Im 17. Jahrhundert wurden die aus dem Alpenraum stammenden Traditionen des Krampus und des Heiligen Nikolaus verbunden, sodass fortan beide Gestalten durch die Dörfer ziehen und in die Häuser eingeladen werden. Der Heilige Nikolaus fragt die Kinder nach ihrem Benehmen – die Braven erhalten Geschenke von ihm; die Ungezogenen werden vom Krampus bestraft.
Bei einem Umzug gibt es nur einen Nikolaus, doch kann es mehrere Krampuse geben: zum Beispiel in St. Johann im Pongau in Österreich, wo es Umzüge mit mehr als 1.000 Krampus-Gestalten gibt.
Dieses Motiv, die Menschen, insbesondere Kinder, zu verängstigen und ihr Verhalten in Übereinstimmung mit den gesellschaftlichen Normen zu prüfen, ist in den europäischen Kulturen recht weitverbreitet; andere Beispiele dafür sind der Bogeyman, der Croque-mitaine oder der Knecht Ruprecht.

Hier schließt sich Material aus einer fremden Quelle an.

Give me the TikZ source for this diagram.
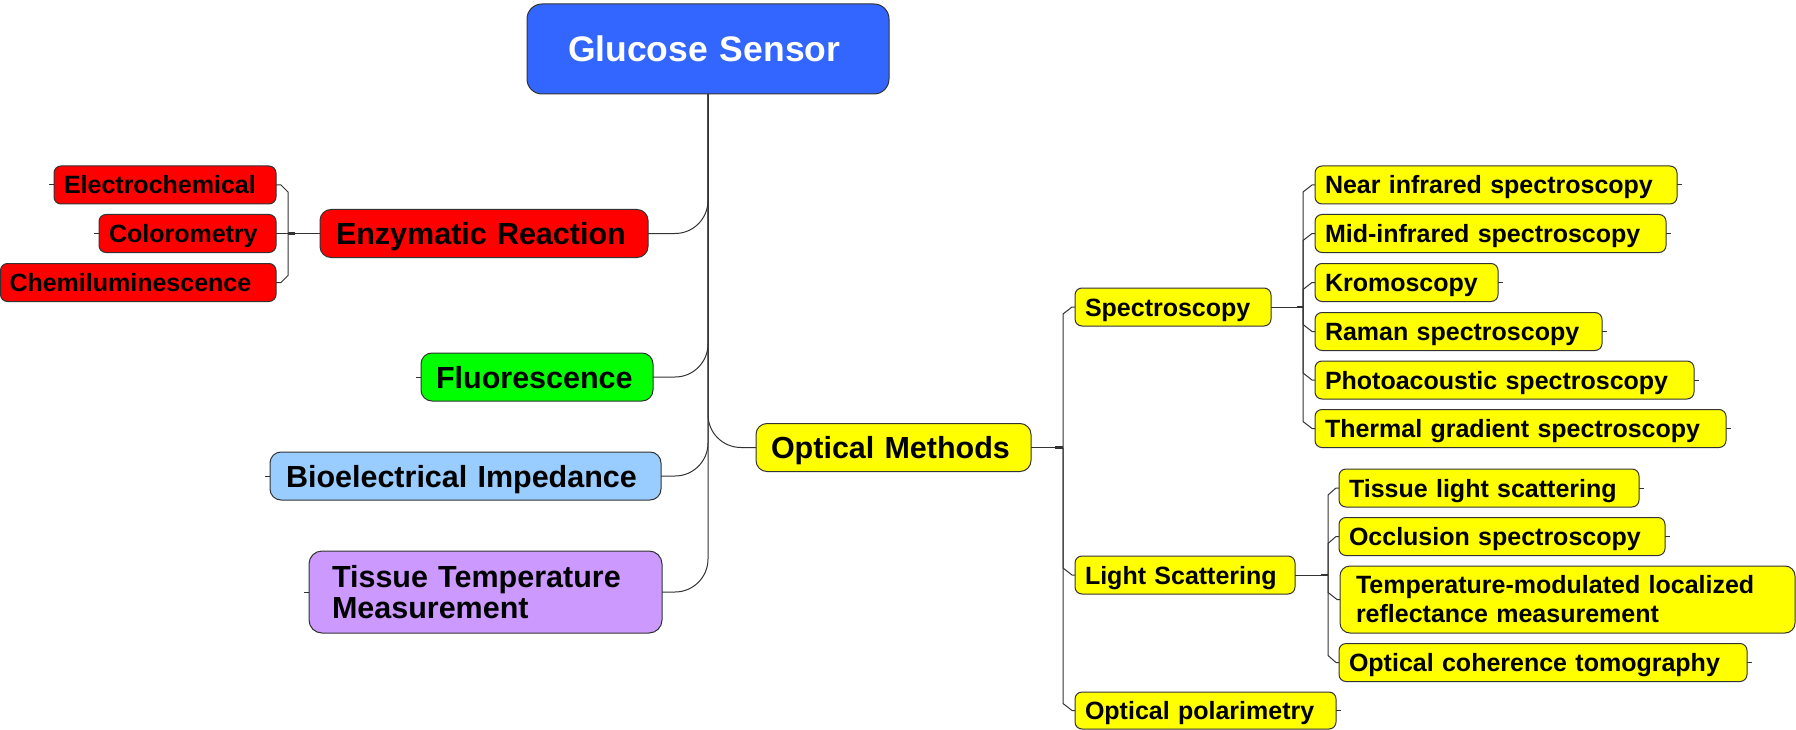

Das Ende der Weihnachtszeit
Den Menschen Licht in ihre Häuser zu bringen, spielt in den Traditionen rund um Epiphanias (auch als ‚Dreikönigstag‘ oder ‚Heilige Drei Könige‘ bekannt) eine wichtige Rolle; dies ist in vielen europäischen Regionen eine wichtige Zeit, denn das gilt in Europa weithin als das Ende der Weihnachtszeit. In Deutschland, Belgien und einigen Regionen der Niederlande ziehen Kinder von Haus zu Haus, singen Lieder und tragen Laternen – ein weiterer Brauch aus vergangenen Zeiten, um das Böse zu vertreiben.
In Finnland ziehen Gruppen, meist Männer, während der dunklen Weihnachtszeit durch Dörfer und Städte. Am St.-Knuts-Tag (Nuutinpäivä), der am 13. Januar, dem 20. und letzten Tag der Weihnachtszeit, gefeiert wird, ziehen Menschen, in furchteinflößenden Kostümen verkleidet, von Haus zu Haus und betteln um Reste von Weihnachtsessen und Bier.
Der Gedanke ist, die Weihnachtszeit zu beenden und nach der Festtagsperiode wieder das normale tägliche Leben zu beginnen. ‚Der gute Thomas bringt Weihnachten, der böse Knut nimmt es weg’.
Denjenigen, die keine Reste und Bier weggeben können, werden Streiche gespielt oder sie werden mit Liedern veräppelt.
Für manche ist es ein Tag der Geschenke. In Italien bringt die Hexe Befana den Kindern am 6. Januar eine weitere fröhliche Überraschung.
Der Legende nach soll die Befana es verweigert haben, sich den Drei Weisen aus dem Morgenland auf deren Reise, um das Jesuskind zu sehen, anzuschließen. Als sie ihre Entscheidung bereute, beschloss sie, dem Kind Geschenke zu bringen, doch sie konnte das Jesuskind nie finden. Seitdem hinterließ sie Geschenke für andere Kinder.
Am Vorabend von Dreikönig lassen italienische Kinder ihre Schuhe draußen oder hängen Strümpfe für die Befana auf. Für ungezogene Kinder hinterlässt die Befana Kohlen.